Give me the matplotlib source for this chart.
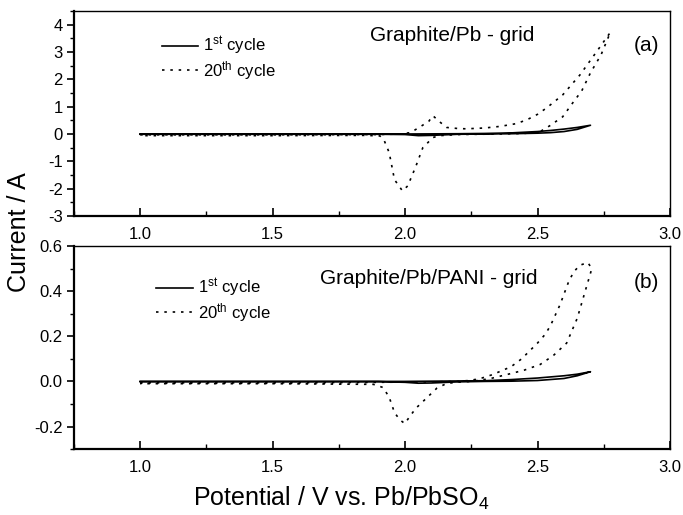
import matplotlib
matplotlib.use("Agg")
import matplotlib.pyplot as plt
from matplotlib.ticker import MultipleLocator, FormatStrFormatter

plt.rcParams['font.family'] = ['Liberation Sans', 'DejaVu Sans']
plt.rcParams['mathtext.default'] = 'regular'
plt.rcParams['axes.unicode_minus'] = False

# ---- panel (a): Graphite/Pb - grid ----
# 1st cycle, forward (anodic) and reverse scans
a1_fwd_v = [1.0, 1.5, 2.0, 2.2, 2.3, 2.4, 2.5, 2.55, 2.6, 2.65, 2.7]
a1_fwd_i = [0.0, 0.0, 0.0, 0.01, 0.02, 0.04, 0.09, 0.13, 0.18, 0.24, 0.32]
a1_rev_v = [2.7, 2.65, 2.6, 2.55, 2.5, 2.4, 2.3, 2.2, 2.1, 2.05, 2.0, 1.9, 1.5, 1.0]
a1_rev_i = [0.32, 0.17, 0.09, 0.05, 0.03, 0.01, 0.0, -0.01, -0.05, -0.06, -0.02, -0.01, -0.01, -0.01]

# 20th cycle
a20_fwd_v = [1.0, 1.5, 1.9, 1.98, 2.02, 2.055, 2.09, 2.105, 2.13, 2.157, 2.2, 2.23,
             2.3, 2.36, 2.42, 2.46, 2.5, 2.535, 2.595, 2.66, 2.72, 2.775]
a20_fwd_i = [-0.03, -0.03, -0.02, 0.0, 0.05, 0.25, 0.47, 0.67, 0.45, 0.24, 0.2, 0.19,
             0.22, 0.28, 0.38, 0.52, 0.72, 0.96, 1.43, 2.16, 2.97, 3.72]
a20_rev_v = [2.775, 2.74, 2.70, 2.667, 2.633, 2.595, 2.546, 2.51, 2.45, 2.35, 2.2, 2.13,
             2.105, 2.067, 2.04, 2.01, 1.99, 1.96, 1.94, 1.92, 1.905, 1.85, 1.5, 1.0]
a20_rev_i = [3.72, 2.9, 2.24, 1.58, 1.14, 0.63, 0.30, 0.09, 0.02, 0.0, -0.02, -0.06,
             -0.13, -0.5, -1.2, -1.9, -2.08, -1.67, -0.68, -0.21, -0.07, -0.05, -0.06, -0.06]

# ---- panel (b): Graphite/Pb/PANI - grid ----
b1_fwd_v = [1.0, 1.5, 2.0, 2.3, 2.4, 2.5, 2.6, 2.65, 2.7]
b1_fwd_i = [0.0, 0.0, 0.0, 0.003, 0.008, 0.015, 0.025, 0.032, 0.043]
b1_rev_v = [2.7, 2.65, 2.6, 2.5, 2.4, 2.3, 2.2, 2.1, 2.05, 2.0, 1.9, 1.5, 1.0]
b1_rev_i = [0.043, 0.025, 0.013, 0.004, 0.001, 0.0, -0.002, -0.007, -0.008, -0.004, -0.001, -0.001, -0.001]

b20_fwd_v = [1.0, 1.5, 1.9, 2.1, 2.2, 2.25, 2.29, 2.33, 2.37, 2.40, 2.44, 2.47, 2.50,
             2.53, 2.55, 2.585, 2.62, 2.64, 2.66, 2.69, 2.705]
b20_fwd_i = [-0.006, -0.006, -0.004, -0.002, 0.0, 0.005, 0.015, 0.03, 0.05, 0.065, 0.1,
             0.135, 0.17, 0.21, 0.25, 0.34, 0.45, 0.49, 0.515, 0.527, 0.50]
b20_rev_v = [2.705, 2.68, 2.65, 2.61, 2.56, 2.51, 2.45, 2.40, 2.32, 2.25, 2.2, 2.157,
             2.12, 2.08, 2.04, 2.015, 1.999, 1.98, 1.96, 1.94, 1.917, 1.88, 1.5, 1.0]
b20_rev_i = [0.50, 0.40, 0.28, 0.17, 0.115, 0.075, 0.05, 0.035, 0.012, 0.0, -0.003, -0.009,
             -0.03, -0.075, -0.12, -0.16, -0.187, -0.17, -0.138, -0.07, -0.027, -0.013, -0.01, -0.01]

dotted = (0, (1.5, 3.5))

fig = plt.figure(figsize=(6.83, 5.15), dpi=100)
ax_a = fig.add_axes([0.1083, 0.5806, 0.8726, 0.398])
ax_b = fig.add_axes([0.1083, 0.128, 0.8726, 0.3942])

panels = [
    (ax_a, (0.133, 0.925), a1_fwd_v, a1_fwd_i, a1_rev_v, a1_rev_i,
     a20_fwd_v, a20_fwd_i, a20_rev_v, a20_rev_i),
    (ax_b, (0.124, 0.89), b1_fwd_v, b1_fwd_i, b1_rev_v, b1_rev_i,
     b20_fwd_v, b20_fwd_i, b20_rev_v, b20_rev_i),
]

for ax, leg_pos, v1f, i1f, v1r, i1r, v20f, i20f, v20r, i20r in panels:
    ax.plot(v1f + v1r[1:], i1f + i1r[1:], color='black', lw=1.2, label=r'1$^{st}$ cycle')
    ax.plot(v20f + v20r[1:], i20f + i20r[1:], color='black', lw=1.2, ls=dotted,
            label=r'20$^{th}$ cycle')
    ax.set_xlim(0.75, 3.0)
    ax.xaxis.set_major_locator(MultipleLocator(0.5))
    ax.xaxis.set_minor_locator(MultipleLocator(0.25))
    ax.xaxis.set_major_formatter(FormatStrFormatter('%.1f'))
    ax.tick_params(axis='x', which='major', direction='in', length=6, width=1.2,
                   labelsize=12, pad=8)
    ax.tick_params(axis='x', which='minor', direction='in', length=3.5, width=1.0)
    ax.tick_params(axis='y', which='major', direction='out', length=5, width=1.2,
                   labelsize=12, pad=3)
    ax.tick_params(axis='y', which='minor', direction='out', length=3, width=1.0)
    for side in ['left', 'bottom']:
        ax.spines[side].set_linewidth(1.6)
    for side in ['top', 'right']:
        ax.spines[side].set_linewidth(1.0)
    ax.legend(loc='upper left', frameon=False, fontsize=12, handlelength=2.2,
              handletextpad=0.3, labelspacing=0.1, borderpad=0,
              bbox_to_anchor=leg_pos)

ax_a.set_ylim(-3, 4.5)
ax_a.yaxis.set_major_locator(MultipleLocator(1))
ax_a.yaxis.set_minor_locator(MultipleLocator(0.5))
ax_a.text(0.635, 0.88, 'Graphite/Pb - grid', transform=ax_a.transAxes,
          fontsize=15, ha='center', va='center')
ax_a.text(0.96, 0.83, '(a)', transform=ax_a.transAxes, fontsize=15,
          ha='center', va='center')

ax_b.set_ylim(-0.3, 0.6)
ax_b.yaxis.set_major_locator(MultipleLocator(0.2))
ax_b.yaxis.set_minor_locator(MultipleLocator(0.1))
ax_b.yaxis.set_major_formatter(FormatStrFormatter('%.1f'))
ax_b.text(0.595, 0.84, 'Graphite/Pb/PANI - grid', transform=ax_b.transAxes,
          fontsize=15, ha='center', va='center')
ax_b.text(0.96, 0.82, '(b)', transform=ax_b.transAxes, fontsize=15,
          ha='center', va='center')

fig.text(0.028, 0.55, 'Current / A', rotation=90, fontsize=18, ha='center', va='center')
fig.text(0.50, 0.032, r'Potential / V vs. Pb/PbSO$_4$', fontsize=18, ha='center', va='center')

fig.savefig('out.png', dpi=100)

**EXERCISE**
Restate the full listing verbatim and drop every picture.

**SOLUTION TO THIS EXERCISE**
Give me the matplotlib source for this chart.
import matplotlib
matplotlib.use("Agg")
import matplotlib.pyplot as plt
from matplotlib.ticker import MultipleLocator, FormatStrFormatter

plt.rcParams['font.family'] = ['Liberation Sans', 'DejaVu Sans']
plt.rcParams['mathtext.default'] = 'regular'
plt.rcParams['axes.unicode_minus'] = False

# ---- panel (a): Graphite/Pb - grid ----
# 1st cycle, forward (anodic) and reverse scans
a1_fwd_v = [1.0, 1.5, 2.0, 2.2, 2.3, 2.4, 2.5, 2.55, 2.6, 2.65, 2.7]
a1_fwd_i = [0.0, 0.0, 0.0, 0.01, 0.02, 0.04, 0.09, 0.13, 0.18, 0.24, 0.32]
a1_rev_v = [2.7, 2.65, 2.6, 2.55, 2.5, 2.4, 2.3, 2.2, 2.1, 2.05, 2.0, 1.9, 1.5, 1.0]
a1_rev_i = [0.32, 0.17, 0.09, 0.05, 0.03, 0.01, 0.0, -0.01, -0.05, -0.06, -0.02, -0.01, -0.01, -0.01]

# 20th cycle
a20_fwd_v = [1.0, 1.5, 1.9, 1.98, 2.02, 2.055, 2.09, 2.105, 2.13, 2.157, 2.2, 2.23,
             2.3, 2.36, 2.42, 2.46, 2.5, 2.535, 2.595, 2.66, 2.72, 2.775]
a20_fwd_i = [-0.03, -0.03, -0.02, 0.0, 0.05, 0.25, 0.47, 0.67, 0.45, 0.24, 0.2, 0.19,
             0.22, 0.28, 0.38, 0.52, 0.72, 0.96, 1.43, 2.16, 2.97, 3.72]
a20_rev_v = [2.775, 2.74, 2.70, 2.667, 2.633, 2.595, 2.546, 2.51, 2.45, 2.35, 2.2, 2.13,
             2.105, 2.067, 2.04, 2.01, 1.99, 1.96, 1.94, 1.92, 1.905, 1.85, 1.5, 1.0]
a20_rev_i = [3.72, 2.9, 2.24, 1.58, 1.14, 0.63, 0.30, 0.09, 0.02, 0.0, -0.02, -0.06,
             -0.13, -0.5, -1.2, -1.9, -2.08, -1.67, -0.68, -0.21, -0.07, -0.05, -0.06, -0.06]

# ---- panel (b): Graphite/Pb/PANI - grid ----
b1_fwd_v = [1.0, 1.5, 2.0, 2.3, 2.4, 2.5, 2.6, 2.65, 2.7]
b1_fwd_i = [0.0, 0.0, 0.0, 0.003, 0.008, 0.015, 0.025, 0.032, 0.043]
b1_rev_v = [2.7, 2.65, 2.6, 2.5, 2.4, 2.3, 2.2, 2.1, 2.05, 2.0, 1.9, 1.5, 1.0]
b1_rev_i = [0.043, 0.025, 0.013, 0.004, 0.001, 0.0, -0.002, -0.007, -0.008, -0.004, -0.001, -0.001, -0.001]

b20_fwd_v = [1.0, 1.5, 1.9, 2.1, 2.2, 2.25, 2.29, 2.33, 2.37, 2.40, 2.44, 2.47, 2.50,
             2.53, 2.55, 2.585, 2.62, 2.64, 2.66, 2.69, 2.705]
b20_fwd_i = [-0.006, -0.006, -0.004, -0.002, 0.0, 0.005, 0.015, 0.03, 0.05, 0.065, 0.1,
             0.135, 0.17, 0.21, 0.25, 0.34, 0.45, 0.49, 0.515, 0.527, 0.50]
b20_rev_v = [2.705, 2.68, 2.65, 2.61, 2.56, 2.51, 2.45, 2.40, 2.32, 2.25, 2.2, 2.157,
             2.12, 2.08, 2.04, 2.015, 1.999, 1.98, 1.96, 1.94, 1.917, 1.88, 1.5, 1.0]
b20_rev_i = [0.50, 0.40, 0.28, 0.17, 0.115, 0.075, 0.05, 0.035, 0.012, 0.0, -0.003, -0.009,
             -0.03, -0.075, -0.12, -0.16, -0.187, -0.17, -0.138, -0.07, -0.027, -0.013, -0.01, -0.01]

dotted = (0, (1.5, 3.5))

fig = plt.figure(figsize=(6.83, 5.15), dpi=100)
ax_a = fig.add_axes([0.1083, 0.5806, 0.8726, 0.398])
ax_b = fig.add_axes([0.1083, 0.128, 0.8726, 0.3942])

panels = [
    (ax_a, (0.133, 0.925), a1_fwd_v, a1_fwd_i, a1_rev_v, a1_rev_i,
     a20_fwd_v, a20_fwd_i, a20_rev_v, a20_rev_i),
    (ax_b, (0.124, 0.89), b1_fwd_v, b1_fwd_i, b1_rev_v, b1_rev_i,
     b20_fwd_v, b20_fwd_i, b20_rev_v, b20_rev_i),
]

for ax, leg_pos, v1f, i1f, v1r, i1r, v20f, i20f, v20r, i20r in panels:
    ax.plot(v1f + v1r[1:], i1f + i1r[1:], color='black', lw=1.2, label=r'1$^{st}$ cycle')
    ax.plot(v20f + v20r[1:], i20f + i20r[1:], color='black', lw=1.2, ls=dotted,
            label=r'20$^{th}$ cycle')
    ax.set_xlim(0.75, 3.0)
    ax.xaxis.set_major_locator(MultipleLocator(0.5))
    ax.xaxis.set_minor_locator(MultipleLocator(0.25))
    ax.xaxis.set_major_formatter(FormatStrFormatter('%.1f'))
    ax.tick_params(axis='x', which='major', direction='in', length=6, width=1.2,
                   labelsize=12, pad=8)
    ax.tick_params(axis='x', which='minor', direction='in', length=3.5, width=1.0)
    ax.tick_params(axis='y', which='major', direction='out', length=5, width=1.2,
                   labelsize=12, pad=3)
    ax.tick_params(axis='y', which='minor', direction='out', length=3, width=1.0)
    for side in ['left', 'bottom']:
        ax.spines[side].set_linewidth(1.6)
    for side in ['top', 'right']:
        ax.spines[side].set_linewidth(1.0)
    ax.legend(loc='upper left', frameon=False, fontsize=12, handlelength=2.2,
              handletextpad=0.3, labelspacing=0.1, borderpad=0,
              bbox_to_anchor=leg_pos)

ax_a.set_ylim(-3, 4.5)
ax_a.yaxis.set_major_locator(MultipleLocator(1))
ax_a.yaxis.set_minor_locator(MultipleLocator(0.5))
ax_a.text(0.635, 0.88, 'Graphite/Pb - grid', transform=ax_a.transAxes,
          fontsize=15, ha='center', va='center')
ax_a.text(0.96, 0.83, '(a)', transform=ax_a.transAxes, fontsize=15,
          ha='center', va='center')

ax_b.set_ylim(-0.3, 0.6)
ax_b.yaxis.set_major_locator(MultipleLocator(0.2))
ax_b.yaxis.set_minor_locator(MultipleLocator(0.1))
ax_b.yaxis.set_major_formatter(FormatStrFormatter('%.1f'))
ax_b.text(0.595, 0.84, 'Graphite/Pb/PANI - grid', transform=ax_b.transAxes,
          fontsize=15, ha='center', va='center')
ax_b.text(0.96, 0.82, '(b)', transform=ax_b.transAxes, fontsize=15,
          ha='center', va='center')

fig.text(0.028, 0.55, 'Current / A', rotation=90, fontsize=18, ha='center', va='center')
fig.text(0.50, 0.032, r'Potential / V vs. Pb/PbSO$_4$', fontsize=18, ha='center', va='center')

fig.savefig('out.png', dpi=100)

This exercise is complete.